A Lesson Learned by Someone I Hardly Knew
America has always been called by people looking in as the “land of opportunity”. We’re a country envied for our freedoms, admired for our people, and immortalized for the so-called “American dream”. But, I think Americans take away these opportunities from foreign people. As a more conscientious person, I think Americans should realize all that we have to offer and start giving it. I believe we should try harder to accept people from outside our borders.
I live in a small town, but not so small that everybody knows everybody. It takes about five minutes, a trip slowed by one stop light, to drive from end to end. We have a small theatre with two movies, about five gas stations, and few restaurants. The busiest restaurant is named El Tapatio. Run by employees that have come from a small town in Mexico, the business my town gives the restaurant is an example of the “American Dream”. But, this isn’t always the case.
Driving through my town, I’m sure to see at least one Hispanic person, if not more, walking on the sidewalk. Because of our local Hispanic population, my town has become one that is characteristic for being discriminate against Hispanic people. Sadly, it’s something even our own kids are taught by their parents. This discrimination has become something that is intertwined into our daily lives.

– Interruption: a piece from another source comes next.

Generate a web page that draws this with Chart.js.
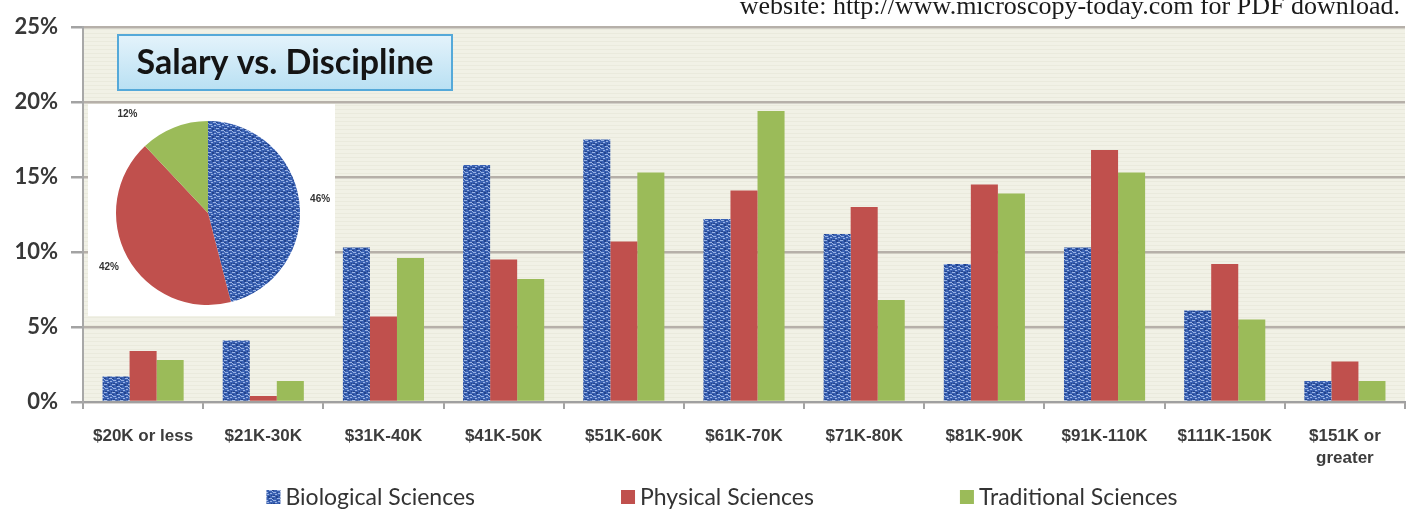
<!DOCTYPE html>
<html>
<head>
<meta charset="utf-8">
<title>Salary vs. Discipline</title>
<script src="https://cdn.jsdelivr.net/npm/chart.js@4.4.1/dist/chart.umd.min.js"></script>
<style>
  html, body { margin: 0; padding: 0; background: #fff; }
  #wrap { position: relative; width: 1408px; height: 510px; overflow: hidden; }
  #note { position: absolute; right: 8px; top: -7px; font: 26px 'Liberation Serif', 'DejaVu Serif', serif;
          line-height: 26px; color: #1a1a1a; white-space: nowrap; }
  #pieBox { position: absolute; left: 88px; top: 104px; width: 247px; height: 212px; background: #fff; }
  #pieChart { position: absolute; left: 0; top: 0; }
</style>
</head>
<body>
<div id="wrap">
  <canvas id="barChart" width="1408" height="510"></canvas>
  <div id="note">website: http://www.microscopy-today.com for PDF download.</div>
  <div id="pieBox"><canvas id="pieChart" width="247" height="212"></canvas></div>
</div>
<script>
// salary bands (x axis)
const categories = [
  '$20K or less', '$21K-30K', '$31K-40K', '$41K-50K', '$51K-60K', '$61K-70K',
  '$71K-80K', '$81K-90K', '$91K-110K', '$111K-150K', ['$151K or', 'greater']
];
const seriesNames = ['Biological Sciences', 'Physical Sciences', 'Traditional Sciences'];

// percent of respondents per band
const biological  = [1.7, 4.1, 10.3, 15.8, 17.5, 12.2, 11.2, 9.2, 10.3, 6.1, 1.4];
const physical    = [3.4, 0.4, 5.7, 9.5, 10.7, 14.1, 13.0, 14.5, 16.8, 9.2, 2.7];
const traditional = [2.8, 1.4, 9.6, 8.2, 15.3, 19.4, 6.8, 13.9, 15.3, 5.5, 1.4];

// inset pie: share of respondents by discipline
const pieShares = [46, 42, 12];

const yTicks = [0, 5, 10, 15, 20, 25];

const RED = '#c0504d';
const GREEN = '#9bbb59';

// speckled blue fill used for the biological series
function speckle() {
    const c = document.createElement('canvas');
    c.width = 8; c.height = 8;
    const g = c.getContext('2d');
    g.fillStyle = '#3a61b2';
    g.fillRect(0, 0, 8, 8);
    g.fillStyle = '#98b2e4';
    [[0, 0, 3, 1], [5, 2, 3, 1], [1, 4, 3, 1], [6, 5, 2, 1], [3, 6, 2, 1], [0, 3, 1, 1]]
        .forEach(r => g.fillRect(r[0], r[1], r[2], r[3]));
    g.fillStyle = '#22438c';
    [[4, 0, 2, 2], [0, 2, 2, 1], [5, 4, 1, 1], [1, 7, 2, 1], [7, 7, 1, 1]]
        .forEach(r => g.fillRect(r[0], r[1], r[2], r[3]));
    return g.createPattern(c, 'repeat');
}
const BLUE = speckle();

// beige striped plot background
const plotBackground = {
    id: 'plotBackground',
    beforeDraw(chart) {
        const { ctx, chartArea: a } = chart;
        ctx.save();
        ctx.fillStyle = '#f1f1e6';
        ctx.fillRect(a.left, a.top, a.right - a.left, a.bottom - a.top);
        ctx.fillStyle = '#eaeadd';
        for (let y = a.top + 2; y < a.bottom; y += 4) {
            ctx.fillRect(a.left, y, a.right - a.left, 1);
        }
        ctx.restore();
    }
};

// title box and legend row
const decorations = {
    id: 'decorations',
    afterDraw(chart) {
        const ctx = chart.ctx;
        ctx.save();

        // title box
        const bx = 118, by = 35, bw = 334, bh = 55;
        const grad = ctx.createLinearGradient(0, by, 0, by + bh);
        grad.addColorStop(0, '#e4f3fb');
        grad.addColorStop(1, '#b9e0f3');
        ctx.fillStyle = grad;
        ctx.fillRect(bx, by, bw, bh);
        ctx.strokeStyle = '#55a9d9';
        ctx.lineWidth = 2;
        ctx.strokeRect(bx, by, bw, bh);
        ctx.fillStyle = '#141414';
        ctx.font = 'bold 34px Lato, "Open Sans", sans-serif';
        ctx.textAlign = 'center';
        ctx.textBaseline = 'middle';
        ctx.fillText('Salary vs. Discipline', bx + bw / 2, by + bh / 2 + 1);

        // legend
        ctx.font = '23px Lato, "Open Sans", sans-serif';
        ctx.textAlign = 'left';
        const box = 14, gapText = 5, gapItem = 146, cx = 722, cy = 497;
        const sets = chart.data.datasets;
        const widths = sets.map(d => box + gapText + ctx.measureText(d.label).width);
        const total = widths.reduce((s, w) => s + w, 0) + gapItem * (sets.length - 1);
        let x = cx - total / 2;
        sets.forEach((d, i) => {
            ctx.fillStyle = d.backgroundColor;
            ctx.fillRect(x, cy - box / 2, box, box);
            ctx.fillStyle = '#333';
            ctx.fillText(d.label, x + box + gapText, cy + 1);
            x += widths[i] + gapItem;
        });
        ctx.restore();
    }
};

new Chart(document.getElementById('barChart'), {
    type: 'bar',
    data: {
        labels: categories,
        datasets: [
            { label: seriesNames[0], data: biological, backgroundColor: BLUE },
            { label: seriesNames[1], data: physical, backgroundColor: RED },
            { label: seriesNames[2], data: traditional, backgroundColor: GREEN }
        ]
    },
    options: {
        responsive: false,
        animation: false,
        devicePixelRatio: 1,
        layout: { padding: { left: 0, right: 3, top: 27, bottom: 30 } },
        datasets: { bar: { barPercentage: 1, categoryPercentage: 0.675, borderWidth: 0 } },
        plugins: {
            legend: { display: false },
            tooltip: { enabled: false }
        },
        scales: {
            x: {
                grid: { drawOnChartArea: false, drawTicks: true, tickLength: 7, color: '#a3a3a3', lineWidth: 2 },
                border: { color: '#a0a0a0', width: 2 },
                ticks: {
                    autoSkip: false, maxRotation: 0, padding: 16,
                    color: '#3c3c3c',
                    font: { family: '"Liberation Sans", Arial, sans-serif', size: 17, weight: 'bold', lineHeight: 1.3 }
                },
                afterFit(s) { s.height = 78; }
            },
            y: {
                min: 0, max: 25,
                afterBuildTicks(s) { s.ticks = yTicks.map(v => ({ value: v })); },
                grid: { color: '#b6b0a9', lineWidth: 2.5, tickLength: 12, tickColor: '#a3a3a3' },
                border: { color: '#a8a8a8', width: 2 },
                ticks: {
                    padding: 13,
                    color: '#383838',
                    font: { family: 'Lato, "Open Sans", sans-serif', size: 22, weight: 'bold' },
                    callback: v => v + '%'
                },
                afterFit(s) { s.width = 83; }
            }
        }
    },
    plugins: [plotBackground, decorations]
});

// inset pie with outside percentage labels
const pieLabelShift = [[0, 0], [0, 0], [-39, 6]];
const pieLabels = {
    id: 'pieLabels',
    afterDatasetsDraw(chart) {
        const ctx = chart.ctx;
        const meta = chart.getDatasetMeta(0);
        const total = pieShares.reduce((s, v) => s + v, 0);
        ctx.save();
        ctx.font = 'bold 10px "Liberation Sans", Arial, sans-serif';
        ctx.fillStyle = '#333';
        ctx.textAlign = 'center';
        ctx.textBaseline = 'middle';
        meta.data.forEach((arc, i) => {
            const mid = (arc.startAngle + arc.endAngle) / 2;
            const d = arc.outerRadius + 21;
            const x = arc.x + Math.cos(mid) * d + pieLabelShift[i][0];
            const y = arc.y + Math.sin(mid) * d + pieLabelShift[i][1];
            ctx.fillText(Math.round(pieShares[i] / total * 100) + '%', x, y);
        });
        ctx.restore();
    }
};

new Chart(document.getElementById('pieChart'), {
    type: 'pie',
    data: {
        labels: seriesNames,
        datasets: [{ data: pieShares, backgroundColor: [BLUE, RED, GREEN], borderWidth: 0 }]
    },
    options: {
        responsive: false,
        animation: false,
        devicePixelRatio: 1,
        layout: { padding: { left: 13, right: 20, top: 17, bottom: 11 } },
        plugins: { legend: { display: false }, tooltip: { enabled: false } }
    },
    plugins: [pieLabels]
});
</script>
</body>
</html>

No more was this shown than when my high school got a Mexican foreign exchange student. As I walked into my second hour English class last year my eyes were quickly drawn to Estella. After an introduction from Mr. Bradley, I introduced myself. I was excited to get to know her and learn everything I could from her. But, this dream was short-lived. The next day I noticed Estella was missing. After asking a couple people, I found out that she had went back to Mexico; I couldn’t understand why she would come all this way to just turn around the very next day. People told me Estella had been called by several students “wet back” and made to feel she just wasn’t welcome. The feelings I had after hearing about this are almost indescribable: rage, fury, and even hate. I hated my fellow students; I couldn’t understand how they could be so mean. People didn’t take the time to get to know Estella. People didn’t go out of their way to treat her like a friend. People didn’t even take the time to care. This makes me ashamed and embarrassed of the people of my school and town.
From this event in my life I realized something about myself. I never want to be the type of person who doesn’t give someone a chance. I believe everyone in this world has something unique and special to offer; by take the time to get to know people we can learn from those people. Estella, a girl who I never really knew, is the person I have to thank for helping me to realize this.